Jean Kleyn feel the strain during a Munster training session at UL on Wednesday. Photograph: Bryan Keane/Inpho
Jean Kleyn feel the strain during a Munster training session at UL on Wednesday. Photograph: Bryan Keane/Inpho

“When there’s people there you know you’re not just enjoying the game yourself but you’re really bringing enjoyment to other people, which I’d say is one of the greatest things about being a professional rugby player, you give enjoyment to other people.

“And it was phenomenal just having fans in there again. You hear the crowd screaming and singing and having a bit of craic, and it’s electrifying. It’s brilliant.”

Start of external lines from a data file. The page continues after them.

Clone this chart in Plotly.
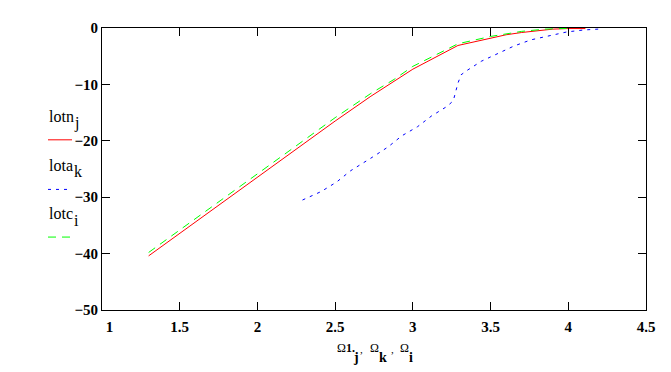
import plotly.graph_objects as go

# Red solid: lotn_j vs Omega1_j
omega1 = [1.3, 1.5, 2.0, 2.5, 2.73, 2.88, 3.0, 3.29, 3.5, 3.6, 3.7, 3.8, 3.9, 4.0, 4.11]
lotn = [-40.4, -36.4, -26.4, -16.5, -12.1, -9.5, -7.3, -3.1, -1.8, -1.2, -0.8, -0.45, -0.2, -0.1, -0.1]

# Blue dotted: lota_k vs Omega_k
omega_k = [2.29, 2.41, 2.51, 2.6, 2.74, 2.84, 2.93, 3.03, 3.12, 3.22, 3.26, 3.29, 3.31, 3.35,
           3.44, 3.55, 3.65, 3.76, 3.87, 3.99, 4.1, 4.22]
lota = [-30.5, -29.0, -27.3, -25.3, -22.9, -21.1, -19.1, -17.5, -15.6, -13.9, -12.9, -9.8, -8.3, -7.5,
        -5.9, -4.5, -3.2, -2.1, -1.4, -0.7, -0.35, -0.15]

# Green dashed: lotc_i vs Omega_i
omega_i = [1.3, 1.5, 2.0, 2.5, 2.73, 2.88, 3.0, 3.29, 3.5, 3.6, 3.7, 3.85, 4.0]
lotc = [-39.8, -35.8, -25.8, -15.9, -11.6, -9.1, -6.8, -2.8, -1.5, -1.0, -0.6, -0.2, -0.05]

x_ticks = [1, 1.5, 2, 2.5, 3, 3.5, 4, 4.5]
y_ticks = [-50, -40, -30, -20, -10, 0]

legend_base = ["lotn", "lota", "lotc"]
legend_sub = ["j", "k", "i"]
legend_colors = ["#ff0000", "#0000ff", "#00ff00"]
legend_dash = ["solid", "3px,5px", "8px,6px"]

FONT = "Liberation Serif"

fig = go.Figure()
fig.add_trace(go.Scatter(x=omega1, y=lotn, mode="lines",
                         line=dict(color=legend_colors[0], width=1, dash=legend_dash[0])))
fig.add_trace(go.Scatter(x=omega_k, y=lota, mode="lines",
                         line=dict(color=legend_colors[1], width=1, dash=legend_dash[1])))
fig.add_trace(go.Scatter(x=omega_i, y=lotc, mode="lines",
                         line=dict(color=legend_colors[2], width=1, dash=legend_dash[2])))

# page body has an 8px margin; compensate so the plot area lands at x 102..646, y 20..310
OFF = 8
W, H = 671 - OFF, 372 - OFF
L, R, T, B = 102 - OFF, 25, 20 - OFF, 62
PX0, PX1, PY0, PY1 = 102, 646, 20, 310  # plot area in window pixels


def px(x):
    return (x - PX0) / (PX1 - PX0)


def py(y):
    return (PY1 - y) / (PY1 - PY0)


axis_common = dict(showgrid=False, zeroline=False, showline=True, linecolor="black", linewidth=1,
                   mirror="ticks", ticks="inside", ticklen=8, tickcolor="black", tickwidth=1,
                   tickfont=dict(family=FONT, size=15, color="black"))

x_text = ["<b>%g</b>" % v for v in x_ticks]
x_text[0] = "<b>\u00a0\u00a0\u00a0\u00a01</b>"
fig.update_xaxes(range=[1, 4.5], tickvals=x_ticks, ticktext=x_text, ticklabelstandoff=3, **axis_common)
fig.update_yaxes(range=[-50, 0], tickvals=y_ticks,
                 ticktext=["<b>\u2212%d</b>" % -v if v else "<b>0</b>" for v in y_ticks], **axis_common)

# legend drawn manually (text above line sample, subscript lowered)
LX = 48
text_y = [111, 161, 211]
line_y = [135, 186, 235]
for base, sub, col, dash, ty, ly in zip(legend_base, legend_sub, legend_colors, legend_dash, text_y, line_y):
    fig.add_annotation(x=px(LX), y=py(ty), xref="paper", yref="paper", xanchor="left", yanchor="middle",
                       text=base, showarrow=False, borderpad=0,
                       font=dict(family=FONT, size=16, color="black"))
    fig.add_annotation(x=px(LX + 25), y=py(ty + 7), xref="paper", yref="paper", xanchor="left", yanchor="middle",
                       text=sub, showarrow=False, borderpad=0,
                       font=dict(family=FONT, size=16, color="black"))
    fig.add_shape(type="line", xref="paper", yref="paper", x0=px(LX), x1=px(LX + 24),
                  y0=py(ly), y1=py(ly), line=dict(color=col, width=1, dash=dash))

# x-axis title: Ω1_j , Ω_k , Ω_i
title_parts = [
    (336, 349, "Ω", 12, False),
    (345, 349, "1.", 12, True),
    (352, 359, "j", 14, True),
    (359, 350, ",", 11, False),
    (369, 349, "Ω", 12, False),
    (378, 359, "k", 14, True),
    (390, 350, ",", 11, False),
    (399, 349, "Ω", 12, False),
    (408, 359, "i", 14, True),
]
for x0, y0, t, sz, bold in title_parts:
    fig.add_annotation(x=px(x0), y=py(y0), xref="paper", yref="paper", xanchor="left", yanchor="middle",
                       text=("<b>%s</b>" % t) if bold else t, showarrow=False, borderpad=0,
                       font=dict(family=FONT, size=sz, color="black"))

fig.update_layout(width=W, height=H, margin=dict(l=L, r=R, t=T, b=B, pad=0),
                  paper_bgcolor="white", plot_bgcolor="white", showlegend=False)

fig.write_html("out.html")
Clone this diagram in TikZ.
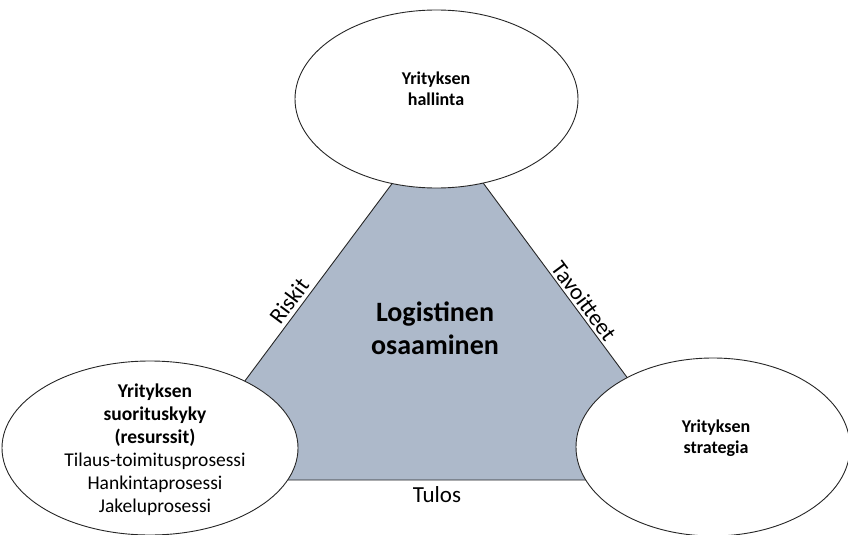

Rested last week in Llanelli he’s likely to start his third home match against Connacht on Saturday night (kick-off 7.35pm) at Thomond Park, where there’s also that umbilical link between team and supporters.

“I think that’s the one thing I’ve found with Munster. Even against the Stormers when we were not going too well in the first half the crowd was always behind us, which is nice because I think there are other stadiums in the world where if your team is not going well the crowd start going silent. You see the odd fellah walking up the stairs on his way home.

“But I think that’s the one thing we have in Munster, we have real rock steady fans. They’re with you, win or lose.”

Kleyn is now in his sixth season with Munster, for whom he has played 93 times, yet is still only 28. He hasn’t featured in the Andy Farrell era since winning the last of his five caps against Samoa in Fukuoka, and while still harbouring hopes of playing for his adopted country again, seems equally at ease in this respect too.

“You know what I’m not too sure where I stand, to be honest with you. Obviously my aspiration is still to play; I think I’ve one or two more years in me,” he says with another chuckle. “I’d love to play internationals again, it’s an incredible honour and opportunity, so hopefully I can work my way back in.”

Farrell spoke with him before the summer series, as did Paul O’Connell.

“Look, you can only do what you can do. You can put your hand up and if you get noticed you get noticed. If not then, you know, move on.”